I’ll try to do so without becoming too emotional – Tricia and I recently became grandparents and I swear its affected my hormones.
It’s been a great privilege to be General Secretary of the EIS for the last ten year. I have been a trade unionist activist all of my working life and for the past 10 years I have been paid for doing what I used to do in almost all of my spare time.
So – it’s been a blast, colleagues – thank you for the opportunity.
I believe the Institute is in rude health – when I took over, our membership had dipped but we reversed that and we now stand at over 61,000 members and we have the highest rep density we have ever had.
And I mention the Rep density because, school rep is where I began my EIS journey - it is critical to our interaction with members with the union. School rep is the person who is the lynchpin in terms of that interaction and we need to acknowledge the debt we owe for the altruistic service we receive from our reps and ensure that they are being supported in every way they can be.
I hope to have another occasion to speak in more detail with staff, but I also want to publicly thank all of the EIS staff who service this great institution; they are committed and professional in all of their endeavours and also a great source of comradeship and friendship.
I’d like to thank my wife Tricia who has just retired herself after 41 ½ years in the NHS. Tricia doesn’t come to too many EIS events because she says I am always wandering away talking to people. I think she’s only here to make sure I actually go, so that she can book that holiday that we've been talking about.
I’d like to offer my congratulations to Andrea – she will be a brilliant General Secretary and I look forward to seeing how she takes the union forward (with a lot less grumpiness I suspect than the current fella!).
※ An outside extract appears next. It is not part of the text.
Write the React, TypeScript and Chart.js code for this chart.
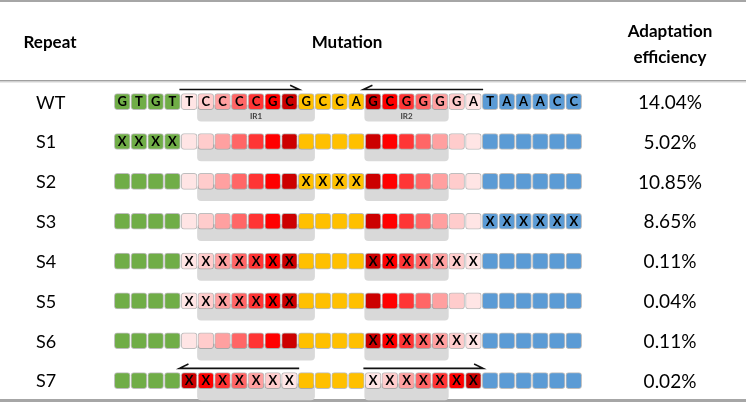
import React, { useEffect, useRef } from 'react';
import { Chart, registerables } from 'chart.js';

Chart.register(...registerables);

// ---------- data ----------
const repeats = ['WT', 'S1', 'S2', 'S3', 'S4', 'S5', 'S6', 'S7'];
const efficiencyLabels = ['14.04%', '5.02%', '10.85%', '8.65%', '0.11%', '0.04%', '0.11%', '0.02%'];
const wtSequence = ['G', 'T', 'G', 'T', 'T', 'C', 'C', 'C', 'C', 'G', 'C', 'G', 'C', 'C', 'A', 'G', 'C', 'G', 'G', 'G', 'G', 'A', 'T', 'A', 'A', 'A', 'C', 'C'];
// segment kinds along the repeat: g = green flank, r0..r6 = IR shades (light->dark), y = spacer, b = blue flank
const segmentKinds = ['g', 'g', 'g', 'g', 'r0', 'r1', 'r2', 'r3', 'r4', 'r5', 'r6', 'y', 'y', 'y', 'y', 'r6', 'r5', 'r4', 'r3', 'r2', 'r1', 'r0', 'b', 'b', 'b', 'b', 'b', 'b'];
const mutatedCells = [
  [],
  [0, 1, 2, 3],
  [11, 12, 13, 14],
  [22, 23, 24, 25, 26, 27],
  [4, 5, 6, 7, 8, 9, 10, 15, 16, 17, 18, 19, 20, 21],
  [4, 5, 6, 7, 8, 9, 10],
  [15, 16, 17, 18, 19, 20, 21],
  [4, 5, 6, 7, 8, 9, 10, 15, 16, 17, 18, 19, 20, 21],
];
const invertedRows = [7];
const irRegions = [[4, 10], [15, 21]];
const irBands = [
  { label: 'IR1', start: 5, end: 12 },
  { label: 'IR2', start: 15, end: 20 },
];
// arrow direction per IR region, for rows that show arrows (1 = right, -1 = left)
const arrowRows = [
  { row: 0, dirs: [1, -1] },
  { row: 7, dirs: [-1, 1] },
];

// ---------- styles ----------
const palette: Record<string, string> = {
  g: '#70AD47',
  y: '#FFC000',
  b: '#5B9BD5',
  r0: '#FFE5E5',
  r1: '#FFCCCC',
  r2: '#FFA0A0',
  r3: '#FF6666',
  r4: '#FF3535',
  r5: '#FF0000',
  r6: '#CC0000',
};
const FONT = 'Lato, "Open Sans", "DejaVu Sans", sans-serif';
const W = 746;
const H = 402;
const CELL0 = 113.3;
const PITCH = 16.76;
const ROW0 = 101.3;
const ROWPITCH = 40;

function cellColor(row: number, i: number): string {
  let kind = segmentKinds[i];
  if (invertedRows.includes(row)) {
    for (const [a, b] of irRegions) {
      if (i >= a && i <= b) kind = segmentKinds[a + b - i];
    }
  }
  return palette[kind];
}

export default function App() {
  const ref = useRef<HTMLCanvasElement | null>(null);

  useEffect(() => {
    document.body.style.margin = '0';
    const canvas = ref.current;
    if (!canvas) return;

    const cellData: any[] = [];
    const cellColors: string[] = [];
    const cellTexts: string[] = [];
    repeats.forEach((_, r) => {
      for (let i = 0; i < wtSequence.length; i++) {
        cellData.push({ x: [i + 0.03, i + 0.97], y: r });
        cellColors.push(cellColor(r, i));
        const mutated = mutatedCells[r].includes(i);
        cellTexts.push(mutated ? 'X' : r === 0 ? wtSequence[i] : '');
      }
    });

    const bandOffset = 11.4 / ROWPITCH;
    const bandData: any[] = [];
    repeats.forEach((_, r) => {
      irBands.forEach((b) => bandData.push({ x: [b.start, b.end], y: r + bandOffset }));
    });

    const arrowSets: any[] = [];
    const arrowOffset = -12.3 / ROWPITCH;
    const over = 0.08;
    const barbX = 0.54;
    const barbY = 4.3 / ROWPITCH;
    arrowRows.forEach(({ row, dirs }) => {
      irRegions.forEach(([a, b], k) => {
        const y = row + arrowOffset;
        const left = a - over;
        const right = b + 1 + over;
        const dir = dirs[k];
        const tail = dir > 0 ? left : right;
        const tip = dir > 0 ? right : left;
        arrowSets.push({
          type: 'line',
          data: [
            { x: tail, y },
            { x: tip, y },
            { x: tip - dir * barbX, y: y - barbY },
          ],
          borderColor: '#111',
          borderWidth: 1.6,
          pointRadius: 0,
          fill: false,
          tension: 0,
          order: 1,
        });
      });
    });

    const decor = {
      id: 'decor',
      beforeDatasetsDraw(chart: any) {
        const ctx = chart.ctx;
        ctx.save();
        ctx.fillStyle = '#A6A6A6';
        ctx.fillRect(0, 0, W, 2);
        ctx.fillStyle = '#A0A0A0';
        ctx.fillRect(0, 80, W, 1.5);
        ctx.fillStyle = '#D4D4D4';
        ctx.fillRect(0, 81.5, W, 1);
        ctx.fillStyle = '#A6A6A6';
        ctx.fillRect(0, 399, W, 3);

        ctx.fillStyle = '#000';
        ctx.textAlign = 'center';
        ctx.textBaseline = 'alphabetic';
        ctx.font = `bold 17px ${FONT}`;
        ctx.fillText('Repeat', 50, 48);
        ctx.fillText('Mutation', 347, 48);
        ctx.fillText('Adaptation', 670, 37);
        ctx.fillText('efficiency', 670, 63);
        ctx.restore();
      },
      afterDatasetsDraw(chart: any) {
        const ctx = chart.ctx;
        const xs = chart.scales.x;
        const ys = chart.scales.y;
        ctx.save();
        // letters / X in cells
        const meta = chart.getDatasetMeta(0);
        ctx.fillStyle = '#000';
        ctx.textAlign = 'center';
        ctx.textBaseline = 'middle';
        ctx.font = `bold 13px ${FONT}`;
        meta.data.forEach((el: any, k: number) => {
          const t = cellTexts[k];
          if (!t) return;
          const p = el.getCenterPoint();
          ctx.fillText(t, p.x, p.y + 0.5);
        });
        // IR labels on the WT row
        ctx.font = `bold 8px ${FONT}`;
        ctx.fillStyle = '#404040';
        irBands.forEach((b) => {
          ctx.fillText(b.label, xs.getPixelForValue((b.start + b.end) / 2), ys.getPixelForValue(0) + 15);
        });
        // row labels and efficiency values
        ctx.fillStyle = '#000';
        repeats.forEach((name, r) => {
          const y = ys.getPixelForValue(r) + 1;
          ctx.font = `18px ${FONT}`;
          ctx.textAlign = 'left';
          ctx.fillText(name, 36, y);
          ctx.font = `19px ${FONT}`;
          ctx.textAlign = 'center';
          ctx.fillText(efficiencyLabels[r], 670, y);
        });
        ctx.restore();
      },
    };

    const chart = new Chart(canvas, {
      type: 'bar',
      data: {
        datasets: [
          {
            type: 'bar',
            indexAxis: 'y',
            data: cellData,
            backgroundColor: cellColors,
            borderColor: 'rgba(110,110,110,0.45)',
            borderWidth: 1,
            borderRadius: 3,
            borderSkipped: false,
            barThickness: 16,
            grouped: false,
            order: 0,
          } as any,
          ...arrowSets,
          {
            type: 'bar',
            indexAxis: 'y',
            data: bandData,
            backgroundColor: '#D9D9D9',
            borderWidth: 0,
            borderRadius: 4,
            borderSkipped: false,
            barThickness: 16,
            grouped: false,
            order: 2,
          } as any,
        ],
      },
      options: {
        responsive: false,
        devicePixelRatio: 1,
        animation: false,
        layout: { padding: 0 },
        plugins: { legend: { display: false }, tooltip: { enabled: false } },
        scales: {
          x: { type: 'linear', display: false, offset: false, min: -CELL0 / PITCH, max: (W - CELL0) / PITCH },
          y: { type: 'linear', display: false, offset: false, reverse: true, min: -ROW0 / ROWPITCH, max: (H - ROW0) / ROWPITCH },
        },
      },
      plugins: [decor],
    });

    let alive = true;
    if ((document as any).fonts && (document as any).fonts.load) {
      Promise.all([
        (document as any).fonts.load(`bold 17px Lato`),
        (document as any).fonts.load(`18px Lato`),
      ]).then(() => {
        if (alive) chart.update();
      }).catch(() => {});
    }

    return () => {
      alive = false;
      chart.destroy();
    };
  }, []);

  return (
    <div style={{ position: 'fixed', left: 0, top: 0, width: W, height: H, background: '#fff' }}>
      <canvas ref={ref} width={W} height={H} style={{ display: 'block', width: W, height: H }} />
    </div>
  );
}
I was asked to provide a General Secretary comment for the latest edition of our student bulletin. I congratulated the students on completing their courses and welcomed them to the profession. I made the point that as teachers they would touch upon, for the better, the lives of thousands and thousands of young people.
They will. As all of you have.
Teaching is a noble profession, and we should all be proud of our career choice.
Despite the challenges that are being enunciated from the rostrum, I would make the same choice again. I have enjoyed being General Secretary, honestly I haven't enjoyed it as much as I enjoyed being a teacher. I actually love teaching. I'm still GTCS registered, so if anyone is looking for a supply English teacher you can give me a call.
Finally, colleagues, I am really pleased to be stepping aside at an in-person AGM.
The convocation of the EIS is what makes the life of an activist so rewarding. I hope you enjoy and experience that as you go forward.
Thank you for all your support over the past decade, colleagues.